Currie told Hope Not Hate directly that Foyles does not stock the offending titles on its shelves, or promote them to customers, but filtering them would be “unmanageable”:

“We’ve found that the overwhelming majority of authors and titles listed are not available to order from our website – they simply appear as bibliographic records.”

WHSmith also appears to have removed some books from its website since the campaign launched (including The Turner Diaries, Did Six Million Really Die?, The Leuchter Reports, various works by Mattogno, and all books by Kollerstrom and Johnson). I asked the retailer if it removed these due to pressure from Hope Not Hate, but have received no response.

At the time of writing, Waterstones retains the works Hope Not Hate discovered it selling during its investigation, as does Amazon – although the latter has removed similar works from sale in the past.

Amazon has declined to comment.

In a letter responding to the campaign from Waterstones’ owner James Daunt to Hope Not Hate, seen by the New Statesman, the bookshop finds issues “partly philosophical and partly technical” with the urge to withdraw the books.

Daunt argued that such titles are simply pulled from the standard industry database onto Waterstones’ website. They are not stocked in their shops or warehouses, but they are also not screened if they come through established publishers and distributors.
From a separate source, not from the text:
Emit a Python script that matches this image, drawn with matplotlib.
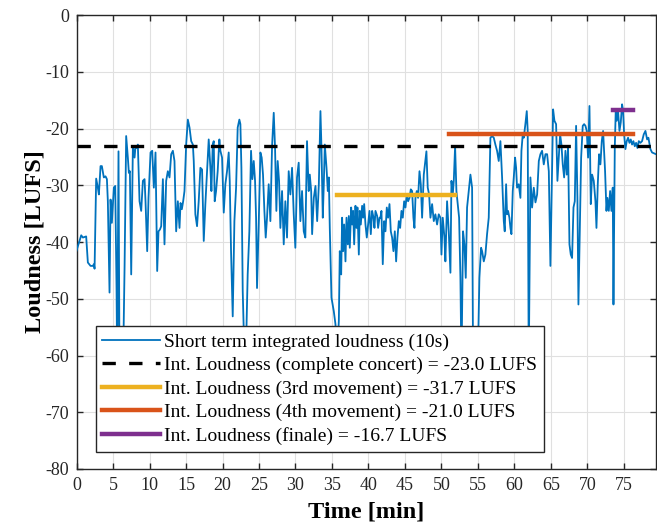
import matplotlib
matplotlib.use('Agg')
import matplotlib.pyplot as plt

# === Daten ===
t_min = [
    0.00, 0.64, 0.87, 1.32, 1.55, 1.92, 2.24, 2.37, 2.47, 2.69, 2.92, 3.06, 3.29, 3.47, 3.74,
    3.97, 4.16, 4.29, 4.52, 4.66, 4.84, 5.11, 5.30, 5.48, 5.57, 5.75, 5.89, 6.12, 6.35, 6.58,
    6.80, 7.03, 7.17, 7.31, 7.49, 7.72, 7.95, 8.08, 8.26, 8.40, 8.63, 8.86, 9.09, 9.32, 9.45,
    9.68, 9.86, 10.14, 10.37, 10.59, 10.82, 11.05, 11.23, 11.42, 11.60, 11.83, 12.05, 12.28,
    12.51, 12.74, 12.97, 13.20, 13.42, 13.65, 13.88, 14.11, 14.25, 14.43, 14.61, 14.79, 15.02,
    15.25, 15.48, 15.71, 15.94,
    16.06, 16.28, 16.51, 16.74, 16.97, 17.20, 17.43, 17.65, 17.88, 18.11, 18.34, 18.48, 18.66,
    18.80, 18.93, 19.12, 19.34, 19.57, 19.71, 19.94, 20.17, 20.39, 20.62, 20.85, 20.99, 21.17,
    21.40, 21.63, 21.86, 22.08, 22.31, 22.45, 22.59, 22.77, 23.04, 23.27, 23.45, 23.68, 23.91,
    24.09, 24.28, 24.46, 24.60, 24.73, 24.96, 25.19, 25.37, 25.55, 25.74, 25.92, 26.10, 26.33,
    26.56, 26.79, 27.02, 27.20, 27.38, 27.56, 27.75, 27.93, 28.16, 28.39, 28.61, 28.84, 29.07,
    29.30, 29.53, 29.76, 29.98, 30.21, 30.44, 30.67, 30.90, 31.13, 31.35, 31.58, 31.81,
    31.96, 32.15, 32.28, 32.51, 32.74, 32.97, 33.20, 33.42, 33.56, 33.74, 33.88, 34.02, 34.25,
    34.43, 34.57, 34.70, 34.93, 35.25, 35.48, 35.71, 35.94, 36.07, 36.26, 36.39, 36.53, 36.67,
    36.85, 36.99, 37.17, 37.31, 37.44, 37.63, 37.76, 37.90, 38.04, 38.22, 38.36, 38.49, 38.68,
    38.81, 38.95, 39.13, 39.27, 39.41, 39.59, 39.77, 39.95, 40.14, 40.32, 40.50, 40.69, 40.82,
    40.96, 41.19, 41.32, 41.51, 41.64, 41.78, 41.96, 42.15, 42.33, 42.51, 42.69, 42.88, 43.06,
    43.24, 43.42, 43.61, 43.79, 43.97, 44.16, 44.34, 44.52, 44.70, 44.89, 45.07, 45.25, 45.43,
    45.62, 45.80, 45.98, 46.16, 46.30, 46.44, 46.62, 46.80, 46.99, 47.17, 47.35, 47.58,
    47.94, 48.12, 48.31, 48.49, 48.72, 48.95, 49.17, 49.40, 49.63, 49.86, 50.00, 50.18, 50.41,
    50.54, 50.77, 51.00, 51.23, 51.37, 51.55, 51.69, 51.87, 52.05, 52.23, 52.42, 52.60, 52.74,
    52.96, 53.15, 53.33, 53.51, 53.74, 53.97, 54.20, 54.33, 54.65, 54.97, 55.20, 55.43, 55.57,
    55.80, 56.02, 56.25, 56.48, 56.71, 56.94, 57.17, 57.39, 57.62, 57.85, 58.08, 58.31, 58.54,
    58.67, 58.86, 58.99, 59.13, 59.31, 59.45, 59.59, 59.77, 59.91, 60.09, 60.23, 60.36, 60.59,
    60.82, 60.96, 61.14, 61.28, 61.50, 61.69, 61.82, 61.96, 62.19, 62.42, 62.65,
    62.88, 63.11, 63.34, 63.56, 63.79, 64.02, 64.25, 64.48, 64.71, 64.93, 65.16, 65.30, 65.48,
    65.71, 65.89, 66.08, 66.26, 66.44, 66.62, 66.81, 66.99, 67.17, 67.35, 67.54, 67.72, 67.90,
    68.09, 68.27, 68.45, 68.63, 68.77, 68.95, 69.14, 69.36, 69.55, 69.73, 69.91, 70.09, 70.28,
    70.46, 70.64, 70.87, 71.10, 71.24, 71.42, 71.60, 71.78, 71.97, 72.15, 72.29, 72.42, 72.61,
    72.74, 72.93, 73.11, 73.29, 73.47, 73.57, 73.75, 73.88, 74.02, 74.20, 74.39, 74.57, 74.75,
    74.89, 75.03, 75.21, 75.39, 75.57, 75.76, 75.94, 76.12, 76.30, 76.49, 76.67, 76.85, 77.04,
    77.26, 77.49, 77.72, 77.95, 78.18, 78.36, 78.63, 78.86, 79.40,
]
loud_lufs = [
    -41.5, -38.8, -39.2, -39.0, -43.6, -44.2, -44.2, -43.9, -44.7, -28.8, -30.4, -31.6, -26.6, -26.6, -28.6,
    -28.4, -28.9, -32.8, -48.9, -32.5, -36.6, -30.4, -30.1, -48.1, -62.0, -24.0, -63.0, -58.0, -64.0, -44.5,
    -21.3, -25.1, -27.8, -27.5, -45.7, -23.1, -25.1, -23.1, -23.4, -22.8, -32.8, -34.5, -29.2, -28.9, -32.8,
    -41.6, -32.2, -24.2, -23.9, -30.4, -24.2, -45.1, -38.1, -37.8, -37.2, -28.9, -40.4, -29.2,
    -27.5, -28.6, -24.5, -23.9, -25.7, -38.1, -32.8, -37.5, -33.1, -34.2, -32.8, -31.0, -22.8,
    -18.4, -19.8, -22.2, -22.8,
    -25.7, -35.1, -37.2, -32.8, -26.9, -27.2, -39.8, -33.3, -27.5, -21.9, -26.9, -31.0, -22.8,
    -22.2, -32.8, -31.0, -27.5, -21.9, -23.9, -25.1, -34.8, -29.8, -27.5, -24.2, -29.2, -41.6,
    -53.1, -36.3, -30.4, -19.8, -18.4, -19.2, -26.9, -48.6, -62.0, -56.0, -45.7, -38.1, -23.9,
    -28.9, -25.7, -29.2, -35.7, -48.1, -36.9, -24.2, -25.1, -28.1, -34.5, -39.2, -35.7, -29.8,
    -36.3, -23.1, -17.2, -23.4, -34.5, -25.7, -29.2, -37.5, -31.0, -40.4, -32.8, -39.2, -27.5,
    -31.6, -26.9, -35.1, -41.0, -28.6, -26.0, -36.3, -31.0, -38.1, -39.2, -22.2, -31.0,
    -28.1, -31.0, -38.6, -32.2, -30.1, -36.3, -29.8, -16.9, -23.4, -35.7, -29.8, -22.8, -26.9,
    -31.0, -28.6, -37.5, -49.8, -52.2, -54.5, -60.0, -53.9, -41.6, -45.7, -35.7, -41.6, -36.9,
    -43.4, -35.7, -40.4, -35.4, -41.0, -33.9, -36.9, -34.5, -40.4, -33.6, -37.5, -33.9, -42.2,
    -34.5, -36.9, -33.6, -35.7, -33.3, -36.9, -39.2, -36.9, -34.5, -38.6, -34.5, -35.7, -37.5,
    -34.5, -35.4, -37.5, -35.7, -35.7, -34.5, -43.9, -36.3, -38.1, -33.9, -35.7, -33.3, -38.1,
    -39.2, -41.6, -38.1, -43.4, -39.2, -36.3, -37.5, -34.5, -35.7, -32.8, -33.9, -31.6, -32.8,
    -32.2, -30.7, -31.0, -35.7, -37.5, -32.2, -31.0, -32.2, -27.5, -29.8, -35.7, -28.1,
    -24.0, -30.4, -31.6, -35.7, -33.3, -36.3, -35.1, -36.9, -35.1, -35.7, -42.2, -35.7, -39.2,
    -43.4, -32.8, -38.1, -45.4, -29.2, -31.6, -29.2, -23.1, -31.0, -33.3, -35.7, -46.3, -62.0,
    -38.1, -40.4, -46.3, -33.9, -31.0, -28.1, -30.4, -60.0, -66.0, -62.0, -46.3, -41.0, -41.6,
    -43.4, -42.2, -38.6, -35.7, -21.6, -21.3, -21.6, -22.8, -23.9, -25.7, -22.2, -28.6, -36.3,
    -38.1, -29.8, -35.1, -34.5, -35.7, -37.5, -38.6, -31.0, -28.6, -25.1, -26.9, -30.4, -29.8,
    -32.2, -23.9, -21.0, -21.6, -19.2, -16.9, -20.4, -62.0, -28.6, -33.9, -30.4,
    -33.0, -31.6, -25.7, -24.5, -23.9, -26.3, -24.5, -24.5, -27.5, -44.2, -27.5, -16.6, -18.6,
    -19.2, -29.2, -25.1, -21.0, -22.8, -26.3, -28.6, -23.9, -28.1, -23.4, -40.4, -42.2, -42.8,
    -33.9, -32.8, -19.5, -32.2, -51.0, -38.6, -25.1, -19.5, -19.2, -19.5, -20.4, -25.1, -16.0,
    -33.3, -28.1, -29.2, -32.8, -37.5, -29.8, -24.5, -26.3, -22.2, -20.4, -23.9, -27.5, -34.5,
    -32.2, -34.5, -31.0, -34.5, -30.4, -51.0, -23.4, -16.9, -18.6, -16.9, -20.4, -18.9, -15.7,
    -16.9, -21.0, -23.6, -22.2, -21.6, -22.5, -21.9, -22.8, -22.2, -23.1, -22.5, -23.4, -22.2,
    -22.5, -22.2, -21.0, -20.4, -21.9, -21.6, -23.6, -24.2, -24.5,
]

# integrierte Lautheit: Wert, Start, Ende [min]
il_concert = -23.0
il_mov3, mov3_range = -31.7, (35.7, 51.8)
il_mov4, mov4_range = -21.0, (51.0, 76.2)
il_finale, finale_range = -16.7, (73.5, 76.2)

labels = [
    'Short term integrated loudness (10s)',
    f'Int. Loudness (complete concert) = {il_concert:.1f} LUFS',
    f'Int. Loudness (3rd movement) = {il_mov3:.1f} LUFS',
    f'Int. Loudness (4th movement) = {il_mov4:.1f} LUFS',
    f'Int. Loudness (finale) = {il_finale:.1f} LUFS',
]

plt.rcParams['font.family'] = ['Liberation Serif', 'DejaVu Serif']
plt.rcParams['axes.unicode_minus'] = False
plt.rcParams['axes.edgecolor'] = '#262626'
plt.rcParams['xtick.color'] = '#262626'
plt.rcParams['ytick.color'] = '#262626'

fig = plt.figure(figsize=(6.57, 5.26), dpi=100)
ax = fig.add_axes([0.1165, 0.1085, 0.882, 0.8625])

ax.plot(t_min, loud_lufs, color='#0072BD', lw=1.3, label=labels[0], zorder=3)
ax.axhline(il_concert, color='black', lw=2.4, ls=(0, (4.0, 4.0)), label=labels[1], zorder=4)
ax.plot(mov3_range, [il_mov3, il_mov3], color='#EDB120', lw=3.2, label=labels[2], zorder=4)
ax.plot(mov4_range, [il_mov4, il_mov4], color='#D95319', lw=3.2, label=labels[3], zorder=4)
ax.plot(finale_range, [il_finale, il_finale], color='#7E2F8E', lw=3.2, label=labels[4], zorder=4)

ax.set_xlim(0, 79.4)
ax.set_ylim(-80, 0)
ax.set_xticks(range(0, 80, 5))
ax.set_yticks(range(-80, 1, 10))
ax.tick_params(direction='in', top=True, right=True, length=4, width=1.0, labelsize=13)
ax.tick_params(axis='x', pad=6)
ax.tick_params(axis='y', pad=5.5)
ax.grid(True, color='#e0e0e0', lw=0.8)
ax.set_axisbelow(True)
for s in ax.spines.values():
    s.set_linewidth(1.0)

ax.set_xlabel('Time [min]', fontsize=17.5, fontweight='bold', labelpad=5)
ax.set_ylabel('Loudness [LUFS]', fontsize=17.5, fontweight='bold', labelpad=0)

leg = ax.legend(loc='lower left', bbox_to_anchor=(0.033, 0.038), fontsize=14,
                fancybox=False, framealpha=1, edgecolor='#262626', handlelength=2.95,
                handletextpad=0.2, labelspacing=0.3, borderpad=0.35, borderaxespad=0)
leg.get_frame().set_linewidth(1.0)
leg.set_zorder(10)

plt.savefig('out.png', dpi=100)
plt.close()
“We offer only a passive ordering service to those who have precisely and actively searched for the title,” he wrote, saying Waterstones’ role is as a “bookseller that undertakes to supply any book that a customer orders from a supplier with whom we have a trading relationship”.

“What should we censor?” he asked rhetorically, refusing to remove the titles:

“It is not our position to censor this listing beyond the existing measures we take to exclude self-published books that may potentially be offensive.”

But Hope Not Hate rejects accusations of censorship. “We’re not asking for these books to be banned,” says Hope Not Hate’s campaign director Matthew McGregor. “People have a misconception or are deliberately misinterpreting what we’ve said.”

He argues that, “people have the right to write and publish books, even if we find those books abhorrent. But there’s no requirement on the part of the retailers to sell those books… By listing these books on their websites, these mainstream retailers are giving credibility to these books.”

There is an echo here of another recent campaign, Stop Funding Hate, which urges companies not to advertise in mainstream right-wing newspapers such as the Daily Mail. While there have been accusations of political censorship here too, others, like my colleague Jonn Elledge, argue that the decision to pull advertising is ultimately a business and reputational judgment rather than a free speech issue.

Yet stopping the spread of ideas we find abhorrent is an old tendency rather than a “new trend”, and not solved by making information inaccessible, argues the Index on Censorship’s chief executive Jodie Ginsberg. “Encouraging bookshops not to stock certain content because it’s considered hateful I think is problematic,” she says.

“When you’re suggesting [the removal of books from] some of the largest bookshops in the country, which are the ones most people can access, then you are limiting people’s access to information… Anything that limits people’s ability to find out information is a threat to freedom of expression.”

Hope Not Hate argues that while these books should remain available, their ideas don’t deserve the veneer of respectability provided by trusted bookshops. “Outright Holocaust denial is not a point of debate; it’s not a philosophical question. These are books that argue something didn’t happen that did,” says McGregor.

Unless these titles are re-filed under “Fiction”, I can’t see a compromise between those warning against censorship and the urge to protect people from hate speech.